The amendment to the EU Referendum Bill seeks to compel “The Secretary of State [to] report on the relationship with the European Union which the Government envisage in the event of a referendum vote to leave the European Union, and on the acceptability of this arrangement to every European Union member state […] no later than 12 weeks prior to the appointed date of the referendum.”
It will now be discussed at the committee stage before being debated and voted upon, likely next year.
It was introduced by Lord Kerr of Kinlochard, a former ambassador to the EU and Secretary General to the EU Convention. Lord Kerr has continued to pursue his interests in the EU, sitting as the current chairman of the Centre for European Reform, which describes itself as “a think-tank devoted to making the European Union work better and strengthening its role in the world.”
He is also the current Vice President of the European Policy Centre, which proclaims as its mission statement a commitment “to fostering European integration through analysis and debate.”

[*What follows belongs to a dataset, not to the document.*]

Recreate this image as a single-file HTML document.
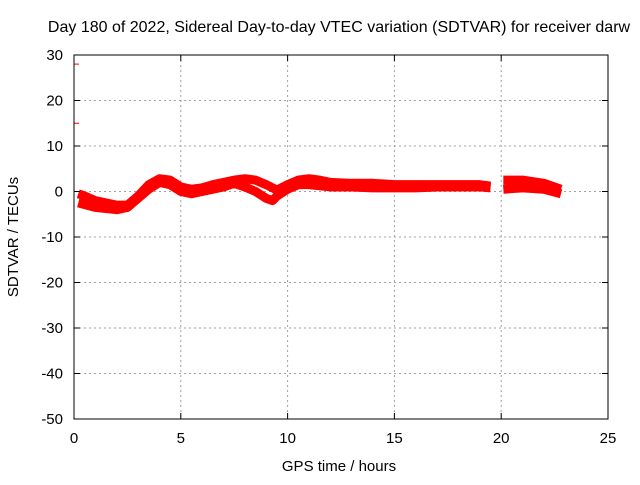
<!DOCTYPE html>
<html><head><meta charset="utf-8"><style>
body{margin:0;background:#fff}
svg{font-family:"Liberation Sans",sans-serif;font-size:15px}
</style></head><body>
<svg width="640" height="480">
<rect width="640" height="480" fill="#fff"/>
<text x="339" y="32" text-anchor="middle" font-size="16">Day 180 of 2022, Sidereal Day-to-day VTEC variation (SDTVAR) for receiver darw</text>
<g id="grid"></g>
<g id="data"></g>
<rect x="74" y="55" width="534" height="364" fill="none" stroke="#000"/>
<g id="ticks"></g>
<text x="339" y="471" text-anchor="middle">GPS time / hours</text>
<text transform="translate(18,237) rotate(-90)" text-anchor="middle">SDTVAR / TECUs</text>
</svg>
<script>
const xTicks=[0,5,10,15,20,25];
const yTicks=[30,20,10,0,-10,-20,-30,-40,-50];
const upperHours=[0.2,0.5,1,1.5,2,2.5,3,3.5,4,4.5,5,5.5,6,6.5,7,7.5,8,8.5,9,9.5,10,10.5,11,11.5,12,13,14,15,16,17,18,19,19.5];
const upperVals=[-0.5,-1,-2,-2.5,-3,-3,-1,1.5,2.8,2.5,1,0.5,0.8,1.5,2,2.5,2.8,2.5,1.5,0.3,1.5,2.5,2.8,2.5,2,1.8,1.8,1.5,1.5,1.5,1.5,1.5,1.2];
const lowerHours=[0.2,1,2,2.5,3,3.5,4,4.5,5,5.5,6,7,7.5,8,8.5,9,9.3,9.5,10,10.5,11,12,13,14,15,16,17,18,19,19.5];
const lowerVals=[-2.5,-3.5,-4,-3.5,-1.5,0.5,2,1.5,0,-0.5,0,1,1.8,1,0,-1.5,-2,-1,0.5,1.5,1.5,1,1,0.8,0.8,0.8,1,1,1,0.8];
const lateUpperHours=[20.1,21,22,22.8];
const lateUpperVals=[2.5,2.5,1.8,0.5];
const lateLowerHours=[20.1,21,22,22.8];
const lateLowerVals=[0.5,0.8,0.5,-0.5];
const outlierHours=[0,0];
const outlierVals=[28,15];
const X=h=>74+h*534/25, Y=v=>55+(30-v)*364/80;
const NS="http://www.w3.org/2000/svg";
const grid=document.getElementById('grid'),ticks=document.getElementById('ticks'),data=document.getElementById('data');
function mk(tag,attrs,parent){const e=document.createElementNS(NS,tag);for(const k in attrs)e.setAttribute(k,attrs[k]);parent.appendChild(e);return e;}
xTicks.forEach(t=>{
  const x=X(t);
  if(t>0&&t<25){const l=mk('line',{x1:x,x2:x,y1:55,y2:419,stroke:'#a0a0a0','stroke-dasharray':'2,3'},grid);
  
  }
  mk('line',{x1:x,x2:x,y1:419,y2:413,stroke:'#000'},ticks);
  mk('line',{x1:x,x2:x,y1:55,y2:61,stroke:'#000'},ticks);
  const tx=mk('text',{x:x,y:443,'text-anchor':'middle'},ticks);tx.textContent=t;
  
  
});
yTicks.forEach(t=>{
  const y=Y(t);
  if(t<30&&t>-50){const l=mk('line',{x1:74,x2:608,y1:y,y2:y,stroke:'#a0a0a0','stroke-dasharray':'2,3'},grid);
  
  }
  mk('line',{x1:74,x2:80,y1:y,y2:y,stroke:'#000'},ticks);
  mk('line',{x1:608,x2:602,y1:y,y2:y,stroke:'#000'},ticks);
  const tx=mk('text',{x:63,y:y+5,'text-anchor':'end'},ticks);tx.textContent=t;
  
  
});
function series(hs,vs,name){
  const p=mk('polyline',{points:hs.map((h,i)=>X(h)+','+Y(vs[i])).join(' '),fill:'none',stroke:'#f00','stroke-width':9,'stroke-linejoin':'round','stroke-linecap':'butt'},data);
  
  
}
series(upperHours,upperVals,'sdtvar-upper-track');
series(lowerHours,lowerVals,'sdtvar-lower-track');
series(lateUpperHours,lateUpperVals,'sdtvar-late-upper-track');
series(lateLowerHours,lateLowerVals,'sdtvar-late-lower-track');
outlierHours.forEach((h,i)=>{
  const l=mk('line',{x1:X(h),x2:X(h)+5,y1:Y(outlierVals[i]),y2:Y(outlierVals[i]),stroke:'#f00','stroke-width':1},data);
  
  
});
</script>
</body></html>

Rory Broomfield, director of the Better Off Out campaign, severely criticised the amendment, calling it a “cynical attempt to help the Remain campaign from a europhile member of the unelected House of Lords.”
He explained: “After the vote to leave the EU the government could go into a two year negotiation with the EU over renewed terms. Publishing the proposed document before these negotiations have even started, and before the EU referendum vote itself, both pre-empts these negotiations and also risks warping the public debate.”
“As a lifelong bureaucrat, Lord Kerr would never have liked negotiations to be pre-empted,” he added.
“He would also hate being told to negotiate on hypothetical terms. Why is it one rule for him and another for the British public? The only possible reasons I can think that would explain his change of mind are his connections to the pro-EU Centre for European Reform and an understanding that the arguments on the pro-EU side are so bad that they have to make them up.”